I have to admit, halfway through planning, I started thinking: “This is a lot of overhead for a small project. I could simplify this and just code the final result.” However, BMAD had an almost hypnotic effect on me — I kept wanting more. To every suggestion it made, my answer was always: “Yes.”

Implementation and a practical pivot

Once the planning was complete, I moved into implementation. I started small — one ticket, then five tickets — followed by countless adjustments, fixes, and retests.

Eventually, I reached the token limit available for the AI-assisted workflow. At that point, I had to pivot. Instead of consuming tokens for every small code tweak, I leveraged the scripts that had already been generated and started testing and refining the implementation directly. Making those incremental adjustments myself saved a significant number of tokens while keeping the project’s momentum alive.

Through this iterative process of refining requirements and validating scripts, the solution matured. After multiple test runs, completing the field mappings, and resolving edge cases, I finally reached the point where I could say: “Okay, I’m ready. The solution is stable.”

Most of my time was actually spent on user mapping — validating user mappings and creating the custom fields needed to preserve context during migration.

What the approach delivers

The migration approach transfers tickets, selected fields, attachments, comments, and assignees between systems. It supports scoped migration runs, validation, and review before changes are applied.

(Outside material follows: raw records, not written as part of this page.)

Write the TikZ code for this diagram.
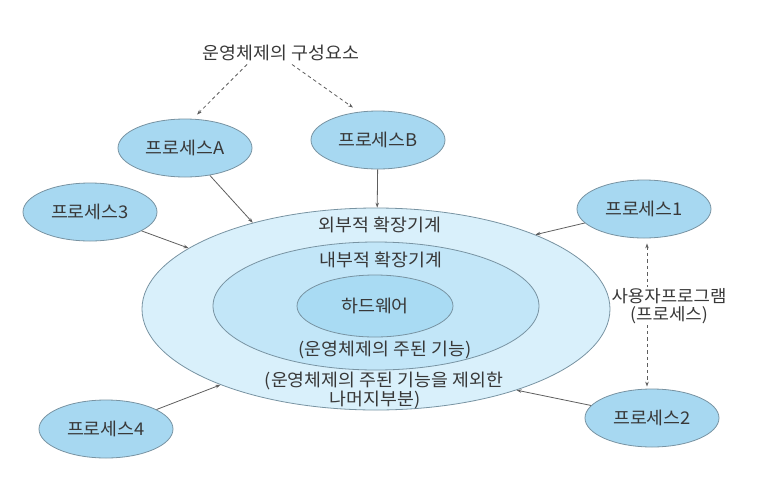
\documentclass[tikz,border=0pt]{standalone}
\usepackage{fontspec}
\setmainfont{Noto Sans CJK KR}[FakeStretch=1.05]
\usetikzlibrary{shapes.geometric,arrows.meta}
\definecolor{ringout}{HTML}{D9F0FB}
\definecolor{ringmid}{HTML}{C2E6F8}
\definecolor{ringin}{HTML}{A9DBF3}
\definecolor{procfill}{HTML}{A7D8F1}
\definecolor{edgegray}{HTML}{7893A2}
\definecolor{txtgray}{HTML}{383838}
\definecolor{linegray}{HTML}{5E5E5E}

\begin{document}
\begin{tikzpicture}[x=1pt,y=-1pt,
    every node/.style={font=\fontsize{17.5}{19.5}\selectfont,text=txtgray},
    ring/.style={ellipse,draw=edgegray,line width=0.8pt,inner sep=0pt},
    proc/.style={ring,fill=procfill,minimum width=134pt,minimum height=58pt},
    link/.style={draw=linegray,line width=0.8pt,-{Stealth[length=5pt,width=3.5pt]}},
    dasharrow/.style={link,dash pattern=on 3.5pt off 3pt}]
  \useasboundingbox (0,0) rectangle (772,499);
  % layers of the system
  \node[ring,fill=ringout,minimum width=468pt,minimum height=202pt] (os) at (376,309) {};
  \node[ring,fill=ringmid,minimum width=326pt,minimum height=128pt] (kernel) at (376,306) {};
  \node[ring,fill=ringin,minimum width=156pt,minimum height=62pt] (hw) at (375,306) {하드웨어};
  \node (extlbl) at (380,225) {외부적 확장기계};
  \node (intlbl) at (381,260) {내부적 확장기계};
  \node (mainlbl) at (385,350) {(운영체제의 주된 기능)};
  \node (restlbl) at (384,381) {(운영체제의 주된 기능을 제외한};
  \node (restlbl2) at (375,400) {나머지부분)};
  % processes
  \node (title) at (281,53) {운영체제의 구성요소};
  \node[proc] (pA) at (185,148) {프로세스A};
  \node[proc] (pB) at (378,140) {프로세스B};
  \node[proc] (p3) at (90,212) {프로세스3};
  \node[proc] (p4) at (106,429) {프로세스4};
  \node[proc] (p1) at (644,209) {프로세스1};
  \node[proc] (p2) at (652,418) {프로세스2};
  \draw[dasharrow] ([xshift=-34pt]title.south) -- ([xshift=12pt,yshift=4pt]pA.north);
  \draw[dasharrow] ([xshift=11pt]title.south) -- ([xshift=-25pt,yshift=3pt]pB.north);
  \draw[link] (pA) -- (os.145);
  \draw[link] (pB) -- (os);
  \draw[link] (p3) -- (os.162);
  \draw[link] (p4) -- (os.206);
  \draw[link] (p1) -- (os.25);
  \draw[link] (p2) -- (os.330);
  \draw[dasharrow,{Stealth[length=5pt,width=3.5pt]}-{Stealth[length=5pt,width=3.5pt]}]
    ([xshift=3pt,yshift=-5pt]p1.south) -- ([xshift=-5pt,yshift=2pt]p2.north);
  \node[fill=white,align=center,inner sep=1pt,font=\fontsize{17}{18}\selectfont] (user) at (669,306) {사용자프로그램\\(프로세스)};
\end{tikzpicture}
\end{document}
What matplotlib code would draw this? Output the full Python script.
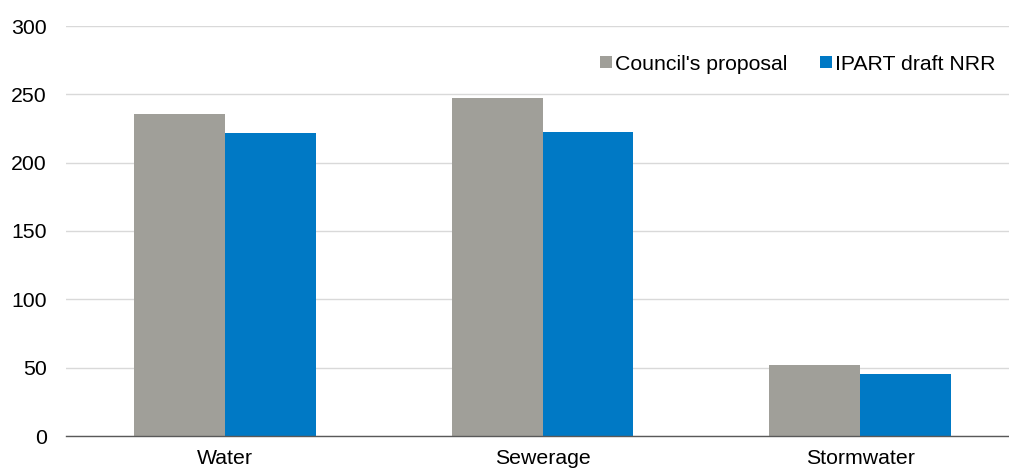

The goal was not simply to move records, but to preserve enough context that the migrated work remained useful to the people who rely on it afterward.

Is it reusable?

  • Yes, by design. The migration approach was created to be adaptable across different Jira projects, GitHub projects, and organizational requirements.
  • The most important lesson was to treat user mapping as a dedicated workstream from the beginning rather than leaving it as a final implementation detail. This can help teams avoid delays and reduce manual corrections during migration.

Challenges and lessons learned

  • Pagination and completeness: Source-system APIs can impose page-size limits or use cursor-based pagination. Teams should validate the full result set and confirm that no records are omitted during batch migration.
  • User mapping: Some historical users required additional mapping before ownership and assignments could be preserved. Treating this as a dedicated workstream reduced rework and prevented delays later in the migration.
  • Rich-text conversion: Jira’s rich text doesn’t map 1:1 to GitHub Markdown. While lists and attachments convert cleanly, headings, code blocks, and hyperlinks currently degrade to plain text. I documented this as a known limitation rather than letting it fail silently.
  • Deciding what “done” means: Remember that BMAD hypnosis? It’s incredibly helpful, but if you don’t clearly define when enough is enough, the scope will never stop growing. My original plan was highly formal (including retry/backoff logic, checkpointing, and field-by-field reconciliation reports). I had to actively decide where to draw the line.

One final reflection on BMAD

I had read that BMAD is especially well suited to large, complex projects, while Superpowers, another AI-assisted software-development approach, may be a better fit for smaller efforts. I have not tried Superpowers yet, so this is not a comparison based on personal experience.

This migration was relatively small in scope, yet using BMAD was an excellent experience. It helped me turn an initial idea into a working solution through structured planning, deliberate iteration, and continuous validation — more rigor than I might have applied on my own.

If I had to describe the experience, it felt a little like using a cannon to kill an ant. BMAD was far more powerful than the project strictly required, but it worked exceptionally well. More importantly, it helped me identify issues early and taught me a great deal about planning and executing migrations.

The migration approach was designed to be adaptable to different organizational requirements. If I can leave you with one major takeaway, it is this: treat user mapping as a dedicated workstream from day one, rather than leaving it as a final implementation detail.

I hope these lessons save other teams time and headaches as they plan their own Jira-to-GitHub migrations.